> **Written problem**: Each line of the material must be repeated precisely, with the pictures left out.

<<<<

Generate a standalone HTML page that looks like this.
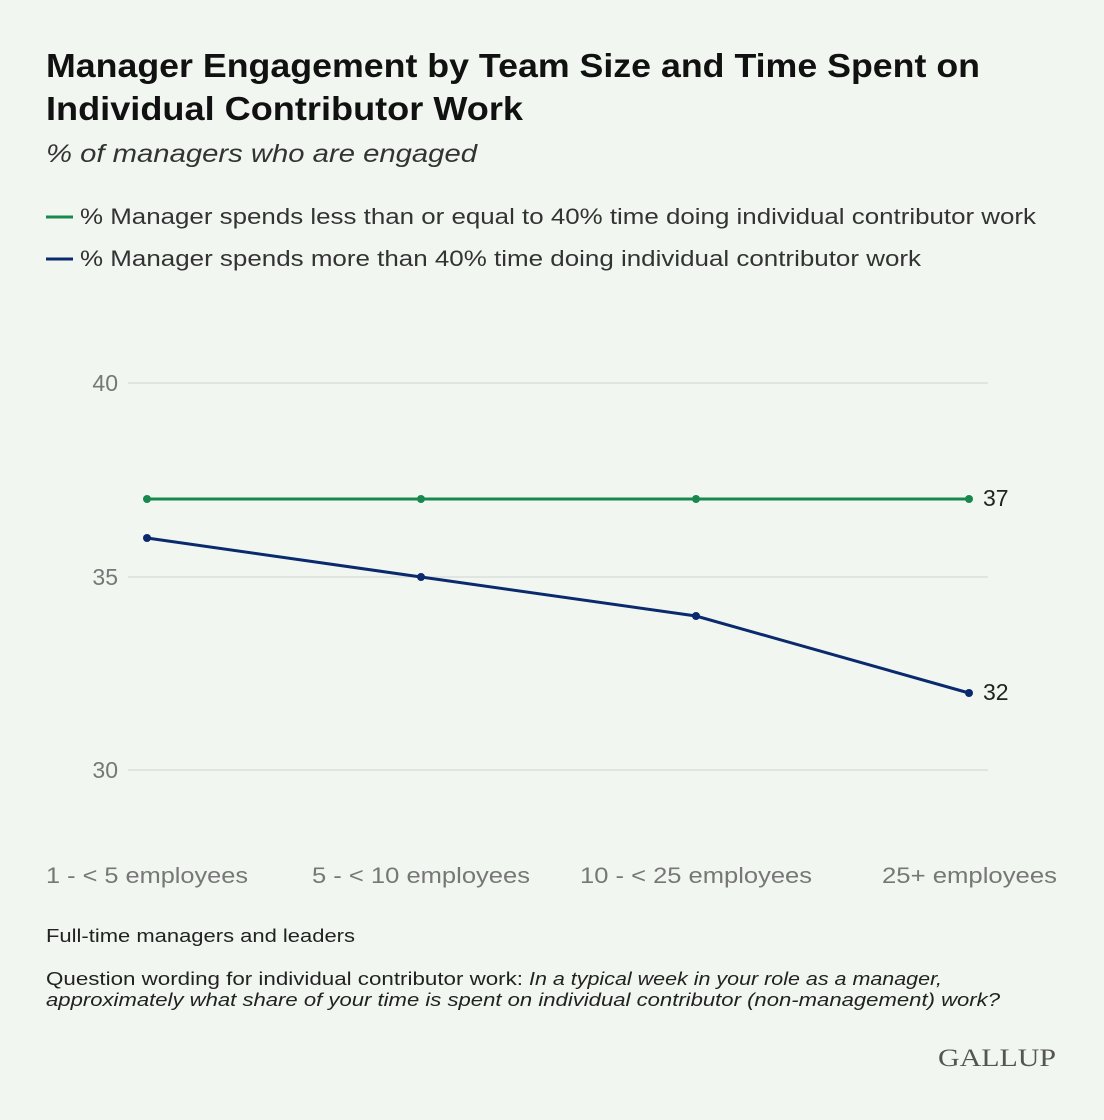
<!DOCTYPE html>
<html><head><meta charset="utf-8"><style>
html,body{margin:0;padding:0;background:#f1f7f0;}
svg{display:block;font-family:"Liberation Sans",sans-serif;}
</style></head><body>
<svg width="1104" height="1120" viewBox="0 0 1104 1120">
<rect width="1104" height="1120" fill="#f1f7f0"/>
<text x="46" y="77" font-size="33" font-weight="bold" fill="#111" textLength="934" lengthAdjust="spacingAndGlyphs">Manager Engagement by Team Size and Time Spent on</text>
<text x="46" y="120" font-size="33" font-weight="bold" fill="#111" textLength="477" lengthAdjust="spacingAndGlyphs">Individual Contributor Work</text>
<text x="46" y="162" font-size="25" font-style="italic" fill="#333" textLength="431" lengthAdjust="spacingAndGlyphs">% of managers who are engaged</text>
<line x1="46" y1="217" x2="73" y2="217" stroke="#18894d" stroke-width="3"/>
<text x="80" y="224" font-size="22" fill="#333" textLength="956" lengthAdjust="spacingAndGlyphs">% Manager spends less than or equal to 40% time doing individual contributor work</text>
<line x1="46" y1="259" x2="73" y2="259" stroke="#0b2a6e" stroke-width="3"/>
<text x="80" y="266" font-size="22" fill="#333" textLength="841" lengthAdjust="spacingAndGlyphs">% Manager spends more than 40% time doing individual contributor work</text>
<g stroke="#dcdfdc" stroke-width="1.5">
<line x1="128" y1="383" x2="988" y2="383"/>
<line x1="128" y1="577" x2="988" y2="577"/>
<line x1="128" y1="770" x2="988" y2="770"/>
</g>
<g font-size="23" fill="#777" text-anchor="end">
<text x="118" y="391">40</text>
<text x="118" y="585">35</text>
<text x="118" y="778">30</text>
</g>
<polyline points="147,499 421,499 696,499 969,499" fill="none" stroke="#18894d" stroke-width="3"/>
<polyline points="147,538 421,577 696,616 969,693" fill="none" stroke="#0b2a6e" stroke-width="3"/>
<g fill="#18894d"><circle cx="147" cy="499" r="4"/><circle cx="421" cy="499" r="4"/><circle cx="696" cy="499" r="4"/><circle cx="969" cy="499" r="4"/></g>
<g fill="#0b2a6e"><circle cx="147" cy="538" r="4"/><circle cx="421" cy="577" r="4"/><circle cx="696" cy="616" r="4"/><circle cx="969" cy="693" r="4"/></g>
<text x="983" y="506" font-size="23" fill="#222">37</text>
<text x="983" y="700" font-size="23" fill="#222">32</text>
<g font-size="22" fill="#777">
<text x="46" y="883" textLength="202" lengthAdjust="spacingAndGlyphs">1 - &lt; 5 employees</text>
<text x="312" y="883" textLength="218" lengthAdjust="spacingAndGlyphs">5 - &lt; 10 employees</text>
<text x="580" y="883" textLength="232" lengthAdjust="spacingAndGlyphs">10 - &lt; 25 employees</text>
<text x="882" y="883" textLength="175" lengthAdjust="spacingAndGlyphs">25+ employees</text>
</g>
<text x="46" y="942" font-size="18" fill="#222" textLength="309" lengthAdjust="spacingAndGlyphs">Full-time managers and leaders</text>
<text x="46" y="985" font-size="18" fill="#222" textLength="477" lengthAdjust="spacingAndGlyphs">Question wording for individual contributor work:</text>
<text x="529" y="985" font-size="18" fill="#222" font-style="italic" textLength="413" lengthAdjust="spacingAndGlyphs">In a typical week in your role as a manager,</text>
<text x="46" y="1006" font-size="18" fill="#222" font-style="italic" textLength="954" lengthAdjust="spacingAndGlyphs">approximately what share of your time is spent on individual contributor (non-management) work?</text>
<text x="938" y="1066" font-size="25" fill="#555" font-family="Liberation Serif,serif" textLength="118" lengthAdjust="spacingAndGlyphs">GALLUP</text>
</svg>
</body></html>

>>>>

> **Task answer**:
Generate a standalone HTML page that looks like this.
<!DOCTYPE html>
<html><head><meta charset="utf-8"><style>
html,body{margin:0;padding:0;background:#f1f7f0;}
svg{display:block;font-family:"Liberation Sans",sans-serif;}
</style></head><body>
<svg width="1104" height="1120" viewBox="0 0 1104 1120">
<rect width="1104" height="1120" fill="#f1f7f0"/>
<text x="46" y="77" font-size="33" font-weight="bold" fill="#111" textLength="934" lengthAdjust="spacingAndGlyphs">Manager Engagement by Team Size and Time Spent on</text>
<text x="46" y="120" font-size="33" font-weight="bold" fill="#111" textLength="477" lengthAdjust="spacingAndGlyphs">Individual Contributor Work</text>
<text x="46" y="162" font-size="25" font-style="italic" fill="#333" textLength="431" lengthAdjust="spacingAndGlyphs">% of managers who are engaged</text>
<line x1="46" y1="217" x2="73" y2="217" stroke="#18894d" stroke-width="3"/>
<text x="80" y="224" font-size="22" fill="#333" textLength="956" lengthAdjust="spacingAndGlyphs">% Manager spends less than or equal to 40% time doing individual contributor work</text>
<line x1="46" y1="259" x2="73" y2="259" stroke="#0b2a6e" stroke-width="3"/>
<text x="80" y="266" font-size="22" fill="#333" textLength="841" lengthAdjust="spacingAndGlyphs">% Manager spends more than 40% time doing individual contributor work</text>
<g stroke="#dcdfdc" stroke-width="1.5">
<line x1="128" y1="383" x2="988" y2="383"/>
<line x1="128" y1="577" x2="988" y2="577"/>
<line x1="128" y1="770" x2="988" y2="770"/>
</g>
<g font-size="23" fill="#777" text-anchor="end">
<text x="118" y="391">40</text>
<text x="118" y="585">35</text>
<text x="118" y="778">30</text>
</g>
<polyline points="147,499 421,499 696,499 969,499" fill="none" stroke="#18894d" stroke-width="3"/>
<polyline points="147,538 421,577 696,616 969,693" fill="none" stroke="#0b2a6e" stroke-width="3"/>
<g fill="#18894d"><circle cx="147" cy="499" r="4"/><circle cx="421" cy="499" r="4"/><circle cx="696" cy="499" r="4"/><circle cx="969" cy="499" r="4"/></g>
<g fill="#0b2a6e"><circle cx="147" cy="538" r="4"/><circle cx="421" cy="577" r="4"/><circle cx="696" cy="616" r="4"/><circle cx="969" cy="693" r="4"/></g>
<text x="983" y="506" font-size="23" fill="#222">37</text>
<text x="983" y="700" font-size="23" fill="#222">32</text>
<g font-size="22" fill="#777">
<text x="46" y="883" textLength="202" lengthAdjust="spacingAndGlyphs">1 - &lt; 5 employees</text>
<text x="312" y="883" textLength="218" lengthAdjust="spacingAndGlyphs">5 - &lt; 10 employees</text>
<text x="580" y="883" textLength="232" lengthAdjust="spacingAndGlyphs">10 - &lt; 25 employees</text>
<text x="882" y="883" textLength="175" lengthAdjust="spacingAndGlyphs">25+ employees</text>
</g>
<text x="46" y="942" font-size="18" fill="#222" textLength="309" lengthAdjust="spacingAndGlyphs">Full-time managers and leaders</text>
<text x="46" y="985" font-size="18" fill="#222" textLength="477" lengthAdjust="spacingAndGlyphs">Question wording for individual contributor work:</text>
<text x="529" y="985" font-size="18" fill="#222" font-style="italic" textLength="413" lengthAdjust="spacingAndGlyphs">In a typical week in your role as a manager,</text>
<text x="46" y="1006" font-size="18" fill="#222" font-style="italic" textLength="954" lengthAdjust="spacingAndGlyphs">approximately what share of your time is spent on individual contributor (non-management) work?</text>
<text x="938" y="1066" font-size="25" fill="#555" font-family="Liberation Serif,serif" textLength="118" lengthAdjust="spacingAndGlyphs">GALLUP</text>
</svg>
</body></html>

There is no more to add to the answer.